SET EXERCISE: Extract the whole listing as it stands. Do not include the pictures.
==== SUPPLIED MATERIAL ====
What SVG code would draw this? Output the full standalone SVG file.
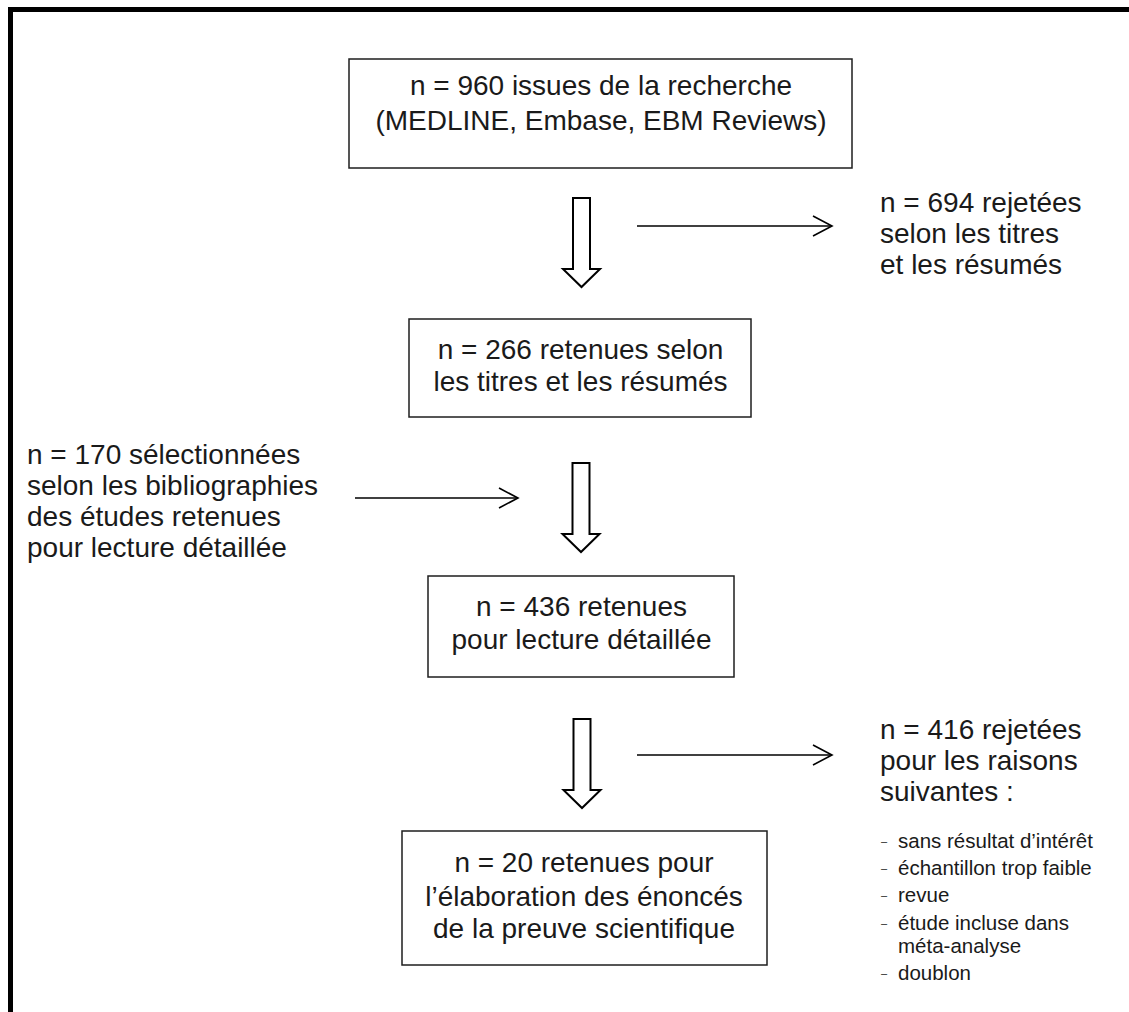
<svg xmlns="http://www.w3.org/2000/svg" width="1129" height="1012" viewBox="0 0 1129 1012">
<defs>
<style>
.box{fill:#fff;stroke:#1e1e1e;stroke-width:1.5}
.t{font-family:"Liberation Sans",Arial,sans-serif;font-size:28px;fill:#1a1a1a}
.c{text-anchor:middle}
.ts{font-family:"Liberation Sans",Arial,sans-serif;font-size:20.5px;fill:#1a1a1a}
.dash{font-family:"Liberation Sans",Arial,sans-serif;font-size:11px;fill:#1a1a1a}
.hollow{fill:#fff;stroke:#000;stroke-width:2;stroke-linejoin:miter}
.thin{fill:none;stroke:#000;stroke-width:1.6}
</style>
<path id="bigArrow" class="hollow" d="M-8.5,0 H8.5 V71 H18.5 L0,89 L-18.5,71 H-8.5 Z"/>
<marker id="chev" markerUnits="userSpaceOnUse" markerWidth="24" markerHeight="24" refX="20" refY="11" orient="auto">
<path d="M1,1 L20,11 L1,21" fill="none" stroke="#000" stroke-width="1.6"/>
</marker>
</defs>
<rect width="1129" height="1012" fill="#fff"/>
<path d="M10.5,1012 V9.5 H1129" fill="none" stroke="#000" stroke-width="5"/>

<g id="connectors">
<use href="#bigArrow" transform="translate(581.5,198)"/>
<use href="#bigArrow" transform="translate(581,463)"/>
<use href="#bigArrow" transform="translate(582,719)"/>
<line class="thin" x1="637" y1="226" x2="832" y2="226" marker-end="url(#chev)"/>
<line class="thin" x1="355" y1="498" x2="518" y2="498" marker-end="url(#chev)"/>
<line class="thin" x1="637" y1="755" x2="832" y2="755" marker-end="url(#chev)"/>
</g>

<g id="box1">
<rect class="box" x="349" y="59" width="503" height="109"/>
<text class="t c"><tspan x="601" y="95">n = 960 issues de la recherche</tspan><tspan x="601" y="130">(MEDLINE, Embase, EBM Reviews)</tspan></text>
</g>

<g id="rejected1">
<text class="t"><tspan x="880" y="212">n = 694 rejetées</tspan><tspan x="880" y="243">selon les titres</tspan><tspan x="880" y="274">et les résumés</tspan></text>
</g>

<g id="box2">
<rect class="box" x="409" y="319" width="342" height="98"/>
<text class="t c"><tspan x="580.5" y="359">n = 266 retenues selon</tspan><tspan x="580.5" y="391">les titres et les résumés</tspan></text>
</g>

<g id="added">
<text class="t"><tspan x="27" y="464">n = 170 sélectionnées</tspan><tspan x="27" y="495">selon les bibliographies</tspan><tspan x="27" y="526">des études retenues</tspan><tspan x="27" y="557">pour lecture détaillée</tspan></text>
</g>

<g id="box3">
<rect class="box" x="428" y="576" width="306" height="101"/>
<text class="t c"><tspan x="581.5" y="616">n = 436 retenues</tspan><tspan x="581.5" y="649">pour lecture détaillée</tspan></text>
</g>

<g id="rejected2">
<text class="t"><tspan x="880" y="739">n = 416 rejetées</tspan><tspan x="880" y="770">pour les raisons</tspan><tspan x="880" y="801">suivantes :</tspan></text>
<text class="dash"><tspan x="881" y="845">–</tspan><tspan x="881" y="872">–</tspan><tspan x="881" y="899">–</tspan><tspan x="881" y="927">–</tspan><tspan x="881" y="977">–</tspan></text>
<text class="ts"><tspan x="898" y="848">sans résultat d’intérêt</tspan><tspan x="898" y="875">échantillon trop faible</tspan><tspan x="898" y="902">revue</tspan><tspan x="898" y="930">étude incluse dans</tspan><tspan x="898" y="953">méta-analyse</tspan><tspan x="898" y="980">doublon</tspan></text>
</g>

<g id="box5">
<rect class="box" x="402" y="831" width="365" height="134"/>
<text class="t c"><tspan x="584" y="872">n = 20 retenues pour</tspan><tspan x="584" y="906">l’élaboration des énoncés</tspan><tspan x="584" y="938">de la preuve scientifique</tspan></text>
</g>
</svg>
====
ANSWER TO THIS EXERCISE:
What SVG code would draw this? Output the full standalone SVG file.
<svg xmlns="http://www.w3.org/2000/svg" width="1129" height="1012" viewBox="0 0 1129 1012">
<defs>
<style>
.box{fill:#fff;stroke:#1e1e1e;stroke-width:1.5}
.t{font-family:"Liberation Sans",Arial,sans-serif;font-size:28px;fill:#1a1a1a}
.c{text-anchor:middle}
.ts{font-family:"Liberation Sans",Arial,sans-serif;font-size:20.5px;fill:#1a1a1a}
.dash{font-family:"Liberation Sans",Arial,sans-serif;font-size:11px;fill:#1a1a1a}
.hollow{fill:#fff;stroke:#000;stroke-width:2;stroke-linejoin:miter}
.thin{fill:none;stroke:#000;stroke-width:1.6}
</style>
<path id="bigArrow" class="hollow" d="M-8.5,0 H8.5 V71 H18.5 L0,89 L-18.5,71 H-8.5 Z"/>
<marker id="chev" markerUnits="userSpaceOnUse" markerWidth="24" markerHeight="24" refX="20" refY="11" orient="auto">
<path d="M1,1 L20,11 L1,21" fill="none" stroke="#000" stroke-width="1.6"/>
</marker>
</defs>
<rect width="1129" height="1012" fill="#fff"/>
<path d="M10.5,1012 V9.5 H1129" fill="none" stroke="#000" stroke-width="5"/>

<g id="connectors">
<use href="#bigArrow" transform="translate(581.5,198)"/>
<use href="#bigArrow" transform="translate(581,463)"/>
<use href="#bigArrow" transform="translate(582,719)"/>
<line class="thin" x1="637" y1="226" x2="832" y2="226" marker-end="url(#chev)"/>
<line class="thin" x1="355" y1="498" x2="518" y2="498" marker-end="url(#chev)"/>
<line class="thin" x1="637" y1="755" x2="832" y2="755" marker-end="url(#chev)"/>
</g>

<g id="box1">
<rect class="box" x="349" y="59" width="503" height="109"/>
<text class="t c"><tspan x="601" y="95">n = 960 issues de la recherche</tspan><tspan x="601" y="130">(MEDLINE, Embase, EBM Reviews)</tspan></text>
</g>

<g id="rejected1">
<text class="t"><tspan x="880" y="212">n = 694 rejetées</tspan><tspan x="880" y="243">selon les titres</tspan><tspan x="880" y="274">et les résumés</tspan></text>
</g>

<g id="box2">
<rect class="box" x="409" y="319" width="342" height="98"/>
<text class="t c"><tspan x="580.5" y="359">n = 266 retenues selon</tspan><tspan x="580.5" y="391">les titres et les résumés</tspan></text>
</g>

<g id="added">
<text class="t"><tspan x="27" y="464">n = 170 sélectionnées</tspan><tspan x="27" y="495">selon les bibliographies</tspan><tspan x="27" y="526">des études retenues</tspan><tspan x="27" y="557">pour lecture détaillée</tspan></text>
</g>

<g id="box3">
<rect class="box" x="428" y="576" width="306" height="101"/>
<text class="t c"><tspan x="581.5" y="616">n = 436 retenues</tspan><tspan x="581.5" y="649">pour lecture détaillée</tspan></text>
</g>

<g id="rejected2">
<text class="t"><tspan x="880" y="739">n = 416 rejetées</tspan><tspan x="880" y="770">pour les raisons</tspan><tspan x="880" y="801">suivantes :</tspan></text>
<text class="dash"><tspan x="881" y="845">–</tspan><tspan x="881" y="872">–</tspan><tspan x="881" y="899">–</tspan><tspan x="881" y="927">–</tspan><tspan x="881" y="977">–</tspan></text>
<text class="ts"><tspan x="898" y="848">sans résultat d’intérêt</tspan><tspan x="898" y="875">échantillon trop faible</tspan><tspan x="898" y="902">revue</tspan><tspan x="898" y="930">étude incluse dans</tspan><tspan x="898" y="953">méta-analyse</tspan><tspan x="898" y="980">doublon</tspan></text>
</g>

<g id="box5">
<rect class="box" x="402" y="831" width="365" height="134"/>
<text class="t c"><tspan x="584" y="872">n = 20 retenues pour</tspan><tspan x="584" y="906">l’élaboration des énoncés</tspan><tspan x="584" y="938">de la preuve scientifique</tspan></text>
</g>
</svg>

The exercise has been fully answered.